## Task prompt
From the listing below, pick out each line with the word "seaborn".

## Data extract
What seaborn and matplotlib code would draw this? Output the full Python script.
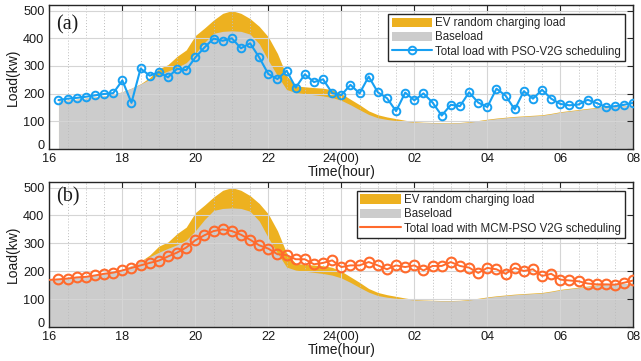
import numpy as np
import pandas as pd
import matplotlib
matplotlib.use("Agg")
import matplotlib.pyplot as plt
from matplotlib.patches import Patch
from matplotlib.lines import Line2D
from matplotlib.ticker import MultipleLocator
from matplotlib.transforms import ScaledTranslation
import seaborn as sns

# ---------------- data (15-min resolution) ----------------
# baseload and baseload+EV random charging, 16:00 .. 08:00 (65 samples)
baseload = [170, 173, 177, 180, 184, 188, 192, 198, 207, 220, 235, 252, 268, 282, 295, 312,
            345, 385, 418, 425, 427, 425, 415, 380, 320, 265, 215, 204, 200, 196, 192, 186,
            176, 160, 142, 125, 113, 107, 103, 100, 97, 96, 95, 94, 94, 95, 97, 101,
            106, 110, 113, 116, 118, 120, 122, 127, 133, 137, 141, 145, 149, 152, 154, 156, 157]
base_plus_ev = [170, 173, 177, 180, 184, 188, 192, 198, 207, 220, 236, 258, 290, 305, 335, 358,
                410, 437, 466, 490, 500, 490, 471, 443, 405, 345, 265, 228, 225, 222, 220, 214,
                200, 180, 160, 138, 124, 116, 110, 104, 99, 97, 96, 95, 95, 96, 99, 103,
                108, 112, 115, 118, 120, 122, 124, 129, 135, 139, 143, 147, 151, 153, 155, 156, 157]

# PSO-V2G total load, 16:15 .. 08:00 (64 samples)
pso_total = [177, 182, 185, 189, 194, 199, 202, 248, 167, 291, 265, 278, 259, 290, 285, 331,
             367, 399, 391, 400, 364, 382, 331, 271, 253, 283, 222, 270, 242, 252, 202, 195,
             232, 201, 262, 205, 184, 137, 204, 176, 201, 168, 121, 160, 155, 205, 168, 152,
             218, 193, 143, 209, 182, 214, 182, 163, 158, 161, 178, 166, 152, 155, 160, 167]

# MCM-PSO V2G total load, 16:00 .. 08:00 (65 samples; first one without marker)
mcm_total = [169, 171, 174, 178, 180, 185, 191, 195, 203, 212, 221, 230, 238, 253, 267, 285,
             311, 329, 344, 350, 344, 331, 313, 293, 281, 261, 258, 243, 243, 225, 230, 239,
             215, 221, 221, 233, 221, 207, 221, 215, 221, 203, 219, 219, 233, 219, 213, 194,
             212, 207, 191, 212, 201, 207, 183, 191, 170, 167, 164, 156, 153, 153, 152, 159, 167]

xtick_pos = [16, 18, 20, 22, 24, 26, 28, 30, 32]
xtick_labels = ["16", "18", "20", "22", "24(00)", "02", "04", "06", "08"]
ytick_pos = [0, 100, 200, 300, 400, 500]

hours = 16 + 0.25 * np.arange(len(baseload))
df_base = pd.DataFrame({"t": hours, "base": baseload, "total": base_plus_ev})
df_pso = pd.DataFrame({"t": hours[1:], "load": pso_total})
df_mcm = pd.DataFrame({"t": hours, "load": mcm_total})

# ---------------- style ----------------
sns.set_style("white")
plt.rcParams["font.family"] = ["Liberation Sans", "DejaVu Sans"]
plt.rcParams["font.size"] = 9.2

ORANGE = "#EDB120"
GREY = "#CCCCCC"
BLUE = "#17A0F2"
RED = "#FF6A2C"
AXC = "#262626"

fig = plt.figure(figsize=(6.41, 3.61), dpi=100)
ax_a = fig.add_axes([0.077, 0.587, 0.911, 0.399])
ax_b = fig.add_axes([0.077, 0.094, 0.911, 0.402])


def style_axes(ax, label, label_y):
    ax.set_xlim(16, 32)
    ax.set_ylim(0, 520)
    ax.set_xticks(xtick_pos)
    ax.set_xticklabels(xtick_labels)
    ax.set_yticks(ytick_pos)
    ax.xaxis.set_minor_locator(MultipleLocator(0.5))
    ax.set_axisbelow("line")
    ax.grid(which="major", axis="both", color="#D5D5D5", linewidth=0.8, linestyle="-")
    ax.grid(which="minor", axis="x", color="#BDBDBD", linewidth=0.7, linestyle=(0, (1, 2)))
    ax.tick_params(which="major", direction="in", top=True, right=True, length=4,
                   width=0.8, color=AXC, labelsize=9.2, labelcolor="#1a1a1a")
    ax.tick_params(axis="x", which="major", pad=3)
    ax.tick_params(axis="y", which="major", pad=3.5)
    ax.tick_params(which="minor", length=0)
    for s in ax.spines.values():
        s.set_color(AXC)
        s.set_linewidth(1.0)
    # lift the "0" label slightly, as in the reference, so it clears the x labels
    zero_lbl = ax.yaxis.get_major_ticks()[0].label1
    zero_lbl.set_transform(zero_lbl.get_transform() +
                           ScaledTranslation(0, 3 / 72, fig.dpi_scale_trans))
    ax.set_xlabel("Time(hour)", fontsize=10, labelpad=0, color="#1a1a1a")
    ax.set_ylabel("Load(kw)", fontsize=10, labelpad=2, color="#1a1a1a")
    ax.text(0.011, label_y, label, transform=ax.transAxes, ha="left", va="center",
            family=["Liberation Serif", "DejaVu Serif"], fontsize=14.5, color="#1a1a1a")


LEG_KW = dict(loc="upper right", fontsize=8.3, frameon=True, fancybox=False,
              edgecolor=AXC, framealpha=1, handlelength=3.5, handleheight=0.85,
              handletextpad=0.3, labelspacing=0.2, borderpad=0.3, borderaxespad=0.75)

# ---------- panel (a) ----------
sub = df_base.iloc[1:]
ax_a.fill_between(sub["t"], 0, sub["total"], color=ORANGE, linewidth=0, zorder=1)
ax_a.fill_between(sub["t"], 0, sub["base"], color=GREY, linewidth=0, zorder=1.1)
sns.lineplot(data=df_pso, x="t", y="load", ax=ax_a, color=BLUE, linewidth=1.5,
             marker="o", markersize=5.5, markerfacecolor="none", markeredgecolor=BLUE,
             markeredgewidth=1.4, zorder=3)
style_axes(ax_a, "(a)", 0.865)
h_a = [Patch(facecolor=ORANGE, edgecolor="none"),
       Patch(facecolor=GREY, edgecolor="none"),
       Line2D([], [], color=BLUE, linewidth=1.5, marker="o", markersize=5.5,
              markerfacecolor="none", markeredgewidth=1.4)]
leg = ax_a.legend(h_a, ["EV random charging load", "Baseload",
                        "Total load with PSO-V2G scheduling"], **LEG_KW)
leg.get_frame().set_linewidth(1.0)

# ---------- panel (b) ----------
ax_b.fill_between(df_base["t"], 0, df_base["total"], color=ORANGE, linewidth=0, zorder=1)
ax_b.fill_between(df_base["t"], 0, df_base["base"], color=GREY, linewidth=0, zorder=1.1)
sns.lineplot(data=df_mcm, x="t", y="load", ax=ax_b, color=RED, linewidth=1.4,
             marker="o", markersize=7, markerfacecolor="none", markeredgecolor=RED,
             markeredgewidth=1.5, markevery=list(range(1, len(mcm_total))), zorder=3)
style_axes(ax_b, "(b)", 0.895)
h_b = [Patch(facecolor=ORANGE, edgecolor="none"),
       Patch(facecolor=GREY, edgecolor="none"),
       Line2D([], [], color=RED, linewidth=1.5)]
leg = ax_b.legend(h_b, ["EV random charging load", "Baseload",
                        "Total load with MCM-PSO V2G scheduling"], **LEG_KW)
leg.get_frame().set_linewidth(1.0)

fig.savefig("out.png", dpi=100)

## Reply to the exercise
What seaborn and matplotlib code would draw this? Output the full Python script.
import seaborn as sns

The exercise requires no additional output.